I need to suppress that printing or remove the attribute “Order” from the list of Census attributes that appear in the Census Event window.

The attribute does not appear in the definitions in <plugins/Form/form_us.xml>. I am puzzled about its source.

Regards, Elvin Birth

I enter all members of a household in the Forms gramplet creating a shared event for all of those people.

The Order attribute indicates the order in which the people are sorted in the gramplet. So if you enter the people in the same order they occur on the census page, the attribute indicates the order in which they are found on the original census form.

I suspect the gramplet would fail if you used it to open an existing census event if you remove the attribute, although you could remove the attribute in the event editor after using the gramplet to create the event.

It may appear useless if there is only one family member in the household, or for pre-1850 census records, but I do find it useful for most situations.

I don’t know whether it is possible to suppress printing it in reports.

Allen Crider

I also enter all members of a household in the order shown on the Census form, but the value of the attribute “Order” is always 1.

In any case, I do not want it - especially in reports.

Regards, Elvin Birth

I do not use the Form gramplet, but…

Try the Type Cleanup tool. It will scan your entire database and list all custom Type entries. Under the Event Attribute section should be the custom type “Order”. You can remove all instances of the attribute.

This will need to be a regular task as you continue to use the Form gramplet.

The alternative is to find where in its code the Form gramplet creates the attribute. My quick scan of the code showed many instances where ORDER_ATTR appeared in the code.

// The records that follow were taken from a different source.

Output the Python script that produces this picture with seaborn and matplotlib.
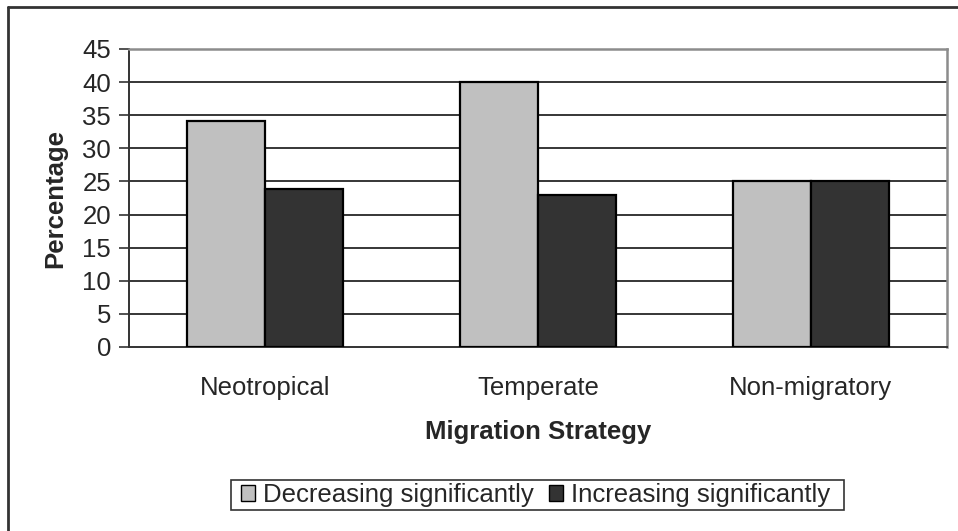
import matplotlib
matplotlib.use("Agg")
import matplotlib.pyplot as plt
import seaborn as sns
import pandas as pd
from matplotlib.lines import Line2D
from matplotlib.patches import Patch, Rectangle

categories = ["Neotropical", "Temperate", "Non-migratory"]
series_names = ["Decreasing significantly", "Increasing significantly"]
decreasing = [34.2, 40.0, 25.0]
increasing = [23.9, 23.0, 25.0]
y_ticks = [0, 5, 10, 15, 20, 25, 30, 35, 40, 45]
colors = ["#C0C0C0", "#333333"]

df = pd.DataFrame({
    "Migration Strategy": categories * 2,
    "Series": [series_names[0]] * 3 + [series_names[1]] * 3,
    "Percentage": decreasing + increasing,
})

sns.set_style("white")
plt.rcParams["font.family"] = ["Liberation Sans", "DejaVu Sans"]
FS = 18.5

W, H = 958, 531
fig = plt.figure(figsize=(W / 100, H / 100), dpi=100)
ax = fig.add_axes([129 / W, 1 - 347 / H, (947 - 129) / W, (347 - 49) / H])

sns.barplot(data=df, x="Migration Strategy", y="Percentage", hue="Series",
            order=categories, hue_order=series_names, palette=colors,
            width=0.572, dodge=True, edgecolor="black", linewidth=1.6,
            saturation=1, ax=ax, legend=False, zorder=3, gap=0)

ax.set_xlim(-0.5, 2.5)
ax.set_ylim(0, 45)
ax.set_yticks(y_ticks)
ax.set_yticklabels([str(v) for v in y_ticks], fontsize=FS)
for v in y_ticks[1:-1]:
    ax.axhline(v, color="black", lw=1.1, zorder=1)

ax.set_xticks(range(len(categories)))
ax.set_xticklabels(categories, fontsize=FS)
ax.set_xticks([-0.5, 0.5, 1.5, 2.5], minor=True)
ax.tick_params(axis="x", which="major", length=0, pad=21)
ax.tick_params(axis="x", which="minor", length=7, width=1.2, color="#333333", direction="out")
ax.tick_params(axis="y", length=7, width=1.2, color="#333333", direction="out", pad=6, left=True)

for s in ["left", "bottom"]:
    ax.spines[s].set_color("#333333")
    ax.spines[s].set_linewidth(1.4)
for s in ["top", "right"]:
    ax.spines[s].set_color("#8C8C8C")
    ax.spines[s].set_linewidth(1.8)

ax.set_xlabel("Migration Strategy", fontsize=FS, fontweight="bold", labelpad=14)
ax.set_ylabel("Percentage", fontsize=FS, fontweight="bold", labelpad=11)

handles = [Patch(facecolor=c, edgecolor="black", linewidth=1.0) for c in colors]
leg = fig.legend(handles, series_names, loc="center", ncol=2,
                 bbox_to_anchor=(535.5 / W, 1 - 495 / H), fontsize=FS,
                 frameon=False,
                 handlelength=0.55, handleheight=0.55, handletextpad=0.3,
                 columnspacing=0.6, borderpad=0.0, borderaxespad=0)

# legend frame
fig.add_artist(Rectangle((231 / W, 1 - 510 / H), (844 - 231) / W, 30 / H,
                         transform=fig.transFigure, fill=False,
                         edgecolor="#333333", lw=1.2))

# outer chart border (left and top visible)
fig.add_artist(Line2D([8 / W, 8 / W], [1 - 7 / H, 0], transform=fig.transFigure,
                      color="#333333", lw=2))
fig.add_artist(Line2D([8 / W, 1], [1 - 7 / H, 1 - 7 / H], transform=fig.transFigure,
                      color="#333333", lw=2))

fig.savefig("out.png", dpi=100, facecolor="white")
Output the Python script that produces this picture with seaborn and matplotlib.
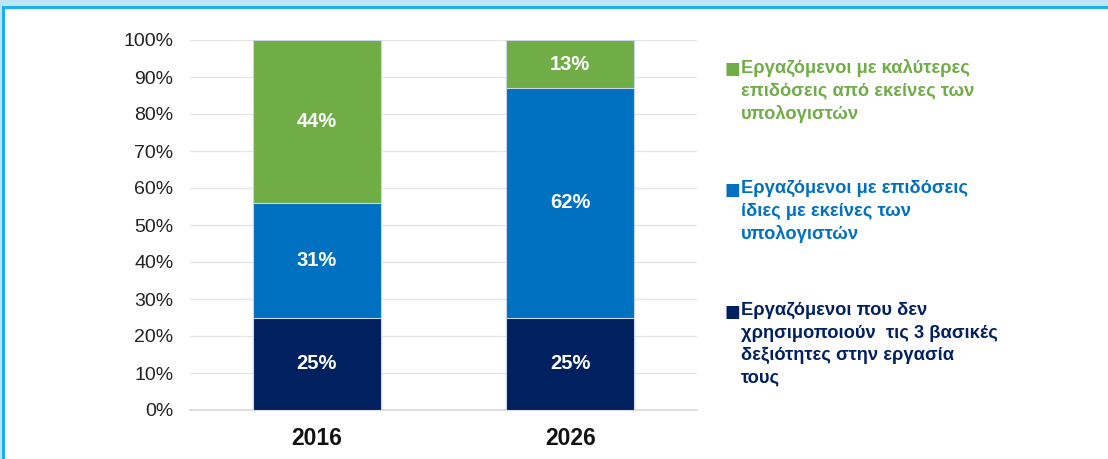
import pandas as pd
import seaborn as sns
import matplotlib.pyplot as plt
from matplotlib.patches import Rectangle

years = ['2016', '2026']
low_skill = [25, 25]     # navy
same_perf = [31, 62]     # blue
better_perf = [44, 13]   # green

series_names = [
    'Εργαζόμενοι με καλύτερες\nεπιδόσεις από εκείνες των\nυπολογιστών',
    'Εργαζόμενοι με επιδόσεις\nίδιες με εκείνες των\nυπολογιστών',
    'Εργαζόμενοι που δεν\nχρησιμοποιούν  τις 3 βασικές\nδεξιότητες στην εργασία\nτους',
]
colors = ['#70AD47', '#0070C0', '#002060']

sns.set_theme(style='white')
plt.rcParams['font.family'] = ['Liberation Sans', 'DejaVu Sans']

df = pd.DataFrame({'year': years, 'low': low_skill, 'same': same_perf, 'better': better_perf})
df['c_low'] = df['low']
df['c_same'] = df['low'] + df['same']
df['c_better'] = df['c_same'] + df['better']

fig = plt.figure(figsize=(11.08, 4.59), dpi=100)
ax = fig.add_axes([190 / 1108, 1 - 410 / 459, (697 - 190) / 1108, 370 / 459])

# draw cumulative totals, tallest first
for col, color in zip(['c_better', 'c_same', 'c_low'], colors):
    sns.barplot(data=df, x='year', y=col, color=color, saturation=1, width=0.505,
                edgecolor='#c9d6ea', linewidth=0.8, ax=ax, zorder=3)

# value labels
for i in range(len(years)):
    base = 0
    for val in [low_skill[i], same_perf[i], better_perf[i]]:
        ax.text(i, base + val / 2, f'{val}%', ha='center', va='center', color='white',
                fontsize=14.5, fontweight='bold', zorder=4)
        base += val

ax.set_ylim(0, 100)
ax.set_xlim(-0.5, 1.5)
ax.set_yticks(range(0, 101, 10))
ax.set_yticklabels([f'{v}%' for v in range(0, 101, 10)], fontsize=14, color='#222222')
ax.set_xticks(range(len(years)))
ax.set_xticklabels(years, fontsize=16.5, fontweight='bold', color='#111111')
ax.tick_params(axis='y', pad=12, length=0)
ax.tick_params(axis='x', pad=12, length=0)
ax.set_xlabel('')
ax.set_ylabel('')
ax.yaxis.grid(True, color='#e6e6e6', linewidth=1)
ax.set_axisbelow(True)
sns.despine(ax=ax, left=True, top=True, right=True, bottom=False)
ax.spines['bottom'].set_color('#d9d9d9')

# legend as text blocks
legend_y = [59, 180, 302]
for name, color, y in zip(series_names, colors, legend_y):
    fig.text(724 / 1108, 1 - (y + 10) / 459, '■', color=color, fontsize=12, va='center',
             family=['DejaVu Sans'])
    fig.text(741 / 1108, 1 - y / 459, name, color=color, fontsize=13.2, fontweight='bold',
             va='top', ha='left', linespacing=1.42)

# frame decoration
fig.patches.append(Rectangle((0, 1 - 7 / 459), 1, 7 / 459, transform=fig.transFigure,
                             facecolor='#bde5f8', edgecolor='none'))
fig.patches.append(Rectangle((0, 1 - 9 / 459), 1, 2.5 / 459, transform=fig.transFigure,
                             facecolor='#1ab0ea', edgecolor='none'))
fig.patches.append(Rectangle((0, 0), 2 / 1108, 1, transform=fig.transFigure,
                             facecolor='#bde5f8', edgecolor='none'))
fig.patches.append(Rectangle((2 / 1108, 0), 2.5 / 1108, 1 - 7 / 459, transform=fig.transFigure,
                             facecolor='#1ab0ea', edgecolor='none'))

fig.savefig('out.png', dpi=100)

You can also edit the form, or create your own form with a different name, by following the instructions here.

Are you opening the Forms gramplet and adding each person from the household using either the add person or share person button on the Details tab? Or are you opening the gramplet separately for each person? Using the first approach, I get different values for the Order attribute for each person in the household.

However, the reports I use most frequently are the Narrated and Dynamic web reports, and while I had not paid close attention previously, I just realized that they don’t include the Order attribute in the list of attributes associated with a census event (although I don’t know why).

It might be possible to find other reports that handle it the same way or modify some reports to have the same behavior.

I will try the Type Cleanup tool.

Editing the Form Gramplet code is, for me, an extreme last resort.

I open the Forms Gramplet separately for each person. It is apparent that the Gramplet is intended for family records and I may be misusing it.

Yes, it’s easy to make mistakes when writing XML. I don’t use forms myself, but a useful new feature for those who do would be an interface for creating them. (After all, custom filters are also saved as XML, but that’s invisible to users.)

To remove the Order attribute, it would take a modification of the code itself. It is hard coded and not a part of the various xml files. Apparently the attribute is set Private so for many reports it will not display.

As I said, I do not use the gramplet so even though I know the basics of what it does, I have never spent any time learning to use it.

I wouldn’t say you are misusing it but you are not using it the way it was intended. As far as I am concerned, as long as you are satisfied with the way you are doing things, it is not misuse.

But sometimes there are ways to use it that may be better.

Among the advantages of using the Forms gramplet for everyone in a household that is in your database (not necessarily a family) is that you get a shared event with a common citation and shared attributes for the header data so you don’t have to re-enter the common data. In at least some reports, that makes it more obvious who was living in the same household at the time the census was taken.